■ **DATA PROVIDED**
..............................
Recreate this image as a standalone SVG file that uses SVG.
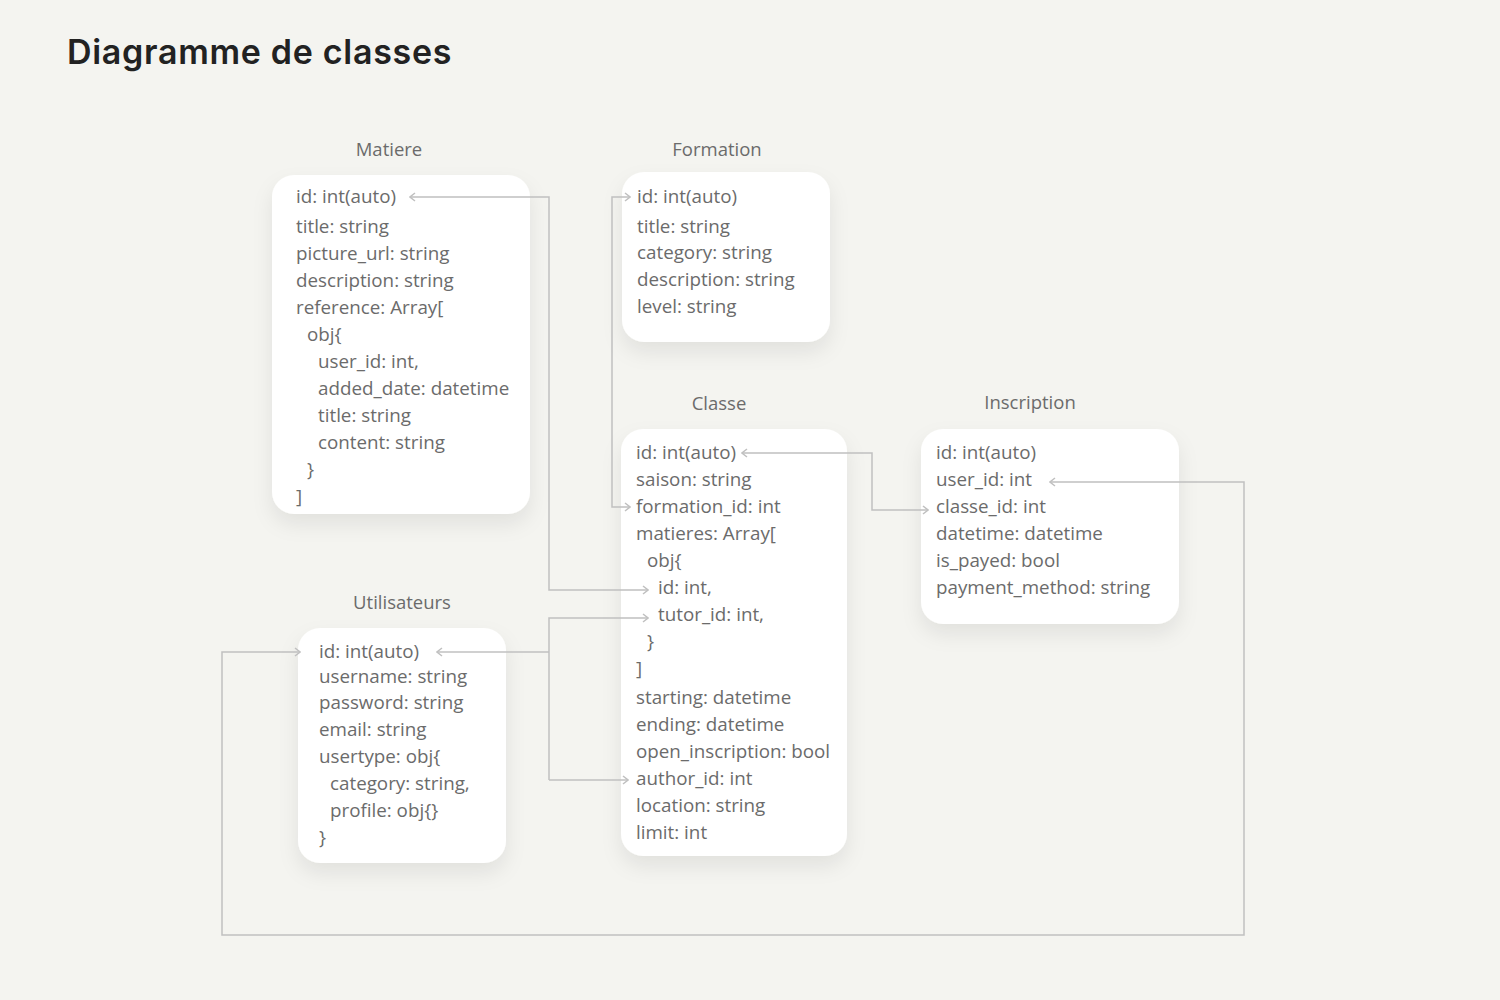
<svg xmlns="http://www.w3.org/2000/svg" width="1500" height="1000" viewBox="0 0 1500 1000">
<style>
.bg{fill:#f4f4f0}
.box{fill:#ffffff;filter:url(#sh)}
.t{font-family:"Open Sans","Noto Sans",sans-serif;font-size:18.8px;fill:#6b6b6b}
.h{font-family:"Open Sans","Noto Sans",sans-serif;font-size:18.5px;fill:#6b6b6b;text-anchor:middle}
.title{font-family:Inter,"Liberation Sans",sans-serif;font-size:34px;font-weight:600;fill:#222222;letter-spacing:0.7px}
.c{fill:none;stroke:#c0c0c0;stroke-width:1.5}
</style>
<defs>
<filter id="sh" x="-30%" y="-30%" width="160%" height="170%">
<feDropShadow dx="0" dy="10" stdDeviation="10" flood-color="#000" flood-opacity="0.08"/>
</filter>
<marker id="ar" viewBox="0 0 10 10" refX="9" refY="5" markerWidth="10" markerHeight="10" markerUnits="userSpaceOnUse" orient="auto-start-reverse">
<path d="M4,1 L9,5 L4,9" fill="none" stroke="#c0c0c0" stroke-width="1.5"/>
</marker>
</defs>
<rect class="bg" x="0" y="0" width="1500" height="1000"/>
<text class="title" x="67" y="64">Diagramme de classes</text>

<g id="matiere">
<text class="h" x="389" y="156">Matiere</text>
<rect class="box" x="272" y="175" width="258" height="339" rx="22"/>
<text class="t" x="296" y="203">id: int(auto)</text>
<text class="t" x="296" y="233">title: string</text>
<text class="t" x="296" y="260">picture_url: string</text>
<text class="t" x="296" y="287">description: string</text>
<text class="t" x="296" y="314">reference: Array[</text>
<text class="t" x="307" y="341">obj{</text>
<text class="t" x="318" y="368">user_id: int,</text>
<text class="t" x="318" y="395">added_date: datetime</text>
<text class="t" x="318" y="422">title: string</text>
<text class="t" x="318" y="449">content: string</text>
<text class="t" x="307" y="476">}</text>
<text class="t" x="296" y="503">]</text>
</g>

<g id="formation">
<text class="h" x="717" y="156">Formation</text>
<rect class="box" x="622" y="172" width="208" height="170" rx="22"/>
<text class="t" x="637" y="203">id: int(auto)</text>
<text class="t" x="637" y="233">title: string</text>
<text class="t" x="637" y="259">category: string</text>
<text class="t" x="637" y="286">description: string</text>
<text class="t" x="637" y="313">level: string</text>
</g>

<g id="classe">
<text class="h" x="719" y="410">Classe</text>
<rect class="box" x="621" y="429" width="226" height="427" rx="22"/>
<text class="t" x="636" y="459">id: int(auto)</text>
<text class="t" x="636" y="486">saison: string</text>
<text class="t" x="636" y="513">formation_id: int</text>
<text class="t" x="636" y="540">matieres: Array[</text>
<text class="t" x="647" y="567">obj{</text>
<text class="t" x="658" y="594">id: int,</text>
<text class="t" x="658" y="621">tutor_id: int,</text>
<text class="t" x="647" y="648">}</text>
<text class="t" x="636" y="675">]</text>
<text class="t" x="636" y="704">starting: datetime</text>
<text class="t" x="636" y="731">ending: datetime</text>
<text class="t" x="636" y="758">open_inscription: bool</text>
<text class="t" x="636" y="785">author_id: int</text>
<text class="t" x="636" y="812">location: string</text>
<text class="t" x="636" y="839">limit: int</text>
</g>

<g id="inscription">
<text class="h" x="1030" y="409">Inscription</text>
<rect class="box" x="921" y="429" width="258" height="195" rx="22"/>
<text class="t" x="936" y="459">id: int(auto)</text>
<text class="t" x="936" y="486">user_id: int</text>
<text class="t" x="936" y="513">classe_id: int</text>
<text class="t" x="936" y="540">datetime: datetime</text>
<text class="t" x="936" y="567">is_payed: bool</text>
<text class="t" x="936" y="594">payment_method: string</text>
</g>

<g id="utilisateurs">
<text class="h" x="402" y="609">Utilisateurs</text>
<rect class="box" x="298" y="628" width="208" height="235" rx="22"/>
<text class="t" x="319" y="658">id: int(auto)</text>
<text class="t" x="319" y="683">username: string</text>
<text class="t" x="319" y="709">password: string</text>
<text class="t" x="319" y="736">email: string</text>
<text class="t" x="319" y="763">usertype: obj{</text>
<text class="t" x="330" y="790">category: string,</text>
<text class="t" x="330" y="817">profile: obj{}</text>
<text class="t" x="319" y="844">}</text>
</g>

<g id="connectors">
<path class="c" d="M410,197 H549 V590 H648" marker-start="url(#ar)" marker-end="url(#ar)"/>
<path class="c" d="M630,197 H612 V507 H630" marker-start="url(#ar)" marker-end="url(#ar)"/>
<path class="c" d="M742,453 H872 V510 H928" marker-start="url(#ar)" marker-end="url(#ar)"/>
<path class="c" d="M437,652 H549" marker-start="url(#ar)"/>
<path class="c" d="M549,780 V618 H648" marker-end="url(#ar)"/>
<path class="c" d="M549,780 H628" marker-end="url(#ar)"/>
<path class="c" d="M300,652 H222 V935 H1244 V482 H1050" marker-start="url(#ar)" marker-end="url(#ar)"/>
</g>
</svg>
..............................
Quote the material word for word, dropping any images it holds.

■ **FINISHED TASK**
Recreate this image as a standalone SVG file that uses SVG.
<svg xmlns="http://www.w3.org/2000/svg" width="1500" height="1000" viewBox="0 0 1500 1000">
<style>
.bg{fill:#f4f4f0}
.box{fill:#ffffff;filter:url(#sh)}
.t{font-family:"Open Sans","Noto Sans",sans-serif;font-size:18.8px;fill:#6b6b6b}
.h{font-family:"Open Sans","Noto Sans",sans-serif;font-size:18.5px;fill:#6b6b6b;text-anchor:middle}
.title{font-family:Inter,"Liberation Sans",sans-serif;font-size:34px;font-weight:600;fill:#222222;letter-spacing:0.7px}
.c{fill:none;stroke:#c0c0c0;stroke-width:1.5}
</style>
<defs>
<filter id="sh" x="-30%" y="-30%" width="160%" height="170%">
<feDropShadow dx="0" dy="10" stdDeviation="10" flood-color="#000" flood-opacity="0.08"/>
</filter>
<marker id="ar" viewBox="0 0 10 10" refX="9" refY="5" markerWidth="10" markerHeight="10" markerUnits="userSpaceOnUse" orient="auto-start-reverse">
<path d="M4,1 L9,5 L4,9" fill="none" stroke="#c0c0c0" stroke-width="1.5"/>
</marker>
</defs>
<rect class="bg" x="0" y="0" width="1500" height="1000"/>
<text class="title" x="67" y="64">Diagramme de classes</text>

<g id="matiere">
<text class="h" x="389" y="156">Matiere</text>
<rect class="box" x="272" y="175" width="258" height="339" rx="22"/>
<text class="t" x="296" y="203">id: int(auto)</text>
<text class="t" x="296" y="233">title: string</text>
<text class="t" x="296" y="260">picture_url: string</text>
<text class="t" x="296" y="287">description: string</text>
<text class="t" x="296" y="314">reference: Array[</text>
<text class="t" x="307" y="341">obj{</text>
<text class="t" x="318" y="368">user_id: int,</text>
<text class="t" x="318" y="395">added_date: datetime</text>
<text class="t" x="318" y="422">title: string</text>
<text class="t" x="318" y="449">content: string</text>
<text class="t" x="307" y="476">}</text>
<text class="t" x="296" y="503">]</text>
</g>

<g id="formation">
<text class="h" x="717" y="156">Formation</text>
<rect class="box" x="622" y="172" width="208" height="170" rx="22"/>
<text class="t" x="637" y="203">id: int(auto)</text>
<text class="t" x="637" y="233">title: string</text>
<text class="t" x="637" y="259">category: string</text>
<text class="t" x="637" y="286">description: string</text>
<text class="t" x="637" y="313">level: string</text>
</g>

<g id="classe">
<text class="h" x="719" y="410">Classe</text>
<rect class="box" x="621" y="429" width="226" height="427" rx="22"/>
<text class="t" x="636" y="459">id: int(auto)</text>
<text class="t" x="636" y="486">saison: string</text>
<text class="t" x="636" y="513">formation_id: int</text>
<text class="t" x="636" y="540">matieres: Array[</text>
<text class="t" x="647" y="567">obj{</text>
<text class="t" x="658" y="594">id: int,</text>
<text class="t" x="658" y="621">tutor_id: int,</text>
<text class="t" x="647" y="648">}</text>
<text class="t" x="636" y="675">]</text>
<text class="t" x="636" y="704">starting: datetime</text>
<text class="t" x="636" y="731">ending: datetime</text>
<text class="t" x="636" y="758">open_inscription: bool</text>
<text class="t" x="636" y="785">author_id: int</text>
<text class="t" x="636" y="812">location: string</text>
<text class="t" x="636" y="839">limit: int</text>
</g>

<g id="inscription">
<text class="h" x="1030" y="409">Inscription</text>
<rect class="box" x="921" y="429" width="258" height="195" rx="22"/>
<text class="t" x="936" y="459">id: int(auto)</text>
<text class="t" x="936" y="486">user_id: int</text>
<text class="t" x="936" y="513">classe_id: int</text>
<text class="t" x="936" y="540">datetime: datetime</text>
<text class="t" x="936" y="567">is_payed: bool</text>
<text class="t" x="936" y="594">payment_method: string</text>
</g>

<g id="utilisateurs">
<text class="h" x="402" y="609">Utilisateurs</text>
<rect class="box" x="298" y="628" width="208" height="235" rx="22"/>
<text class="t" x="319" y="658">id: int(auto)</text>
<text class="t" x="319" y="683">username: string</text>
<text class="t" x="319" y="709">password: string</text>
<text class="t" x="319" y="736">email: string</text>
<text class="t" x="319" y="763">usertype: obj{</text>
<text class="t" x="330" y="790">category: string,</text>
<text class="t" x="330" y="817">profile: obj{}</text>
<text class="t" x="319" y="844">}</text>
</g>

<g id="connectors">
<path class="c" d="M410,197 H549 V590 H648" marker-start="url(#ar)" marker-end="url(#ar)"/>
<path class="c" d="M630,197 H612 V507 H630" marker-start="url(#ar)" marker-end="url(#ar)"/>
<path class="c" d="M742,453 H872 V510 H928" marker-start="url(#ar)" marker-end="url(#ar)"/>
<path class="c" d="M437,652 H549" marker-start="url(#ar)"/>
<path class="c" d="M549,780 V618 H648" marker-end="url(#ar)"/>
<path class="c" d="M549,780 H628" marker-end="url(#ar)"/>
<path class="c" d="M300,652 H222 V935 H1244 V482 H1050" marker-start="url(#ar)" marker-end="url(#ar)"/>
</g>
</svg>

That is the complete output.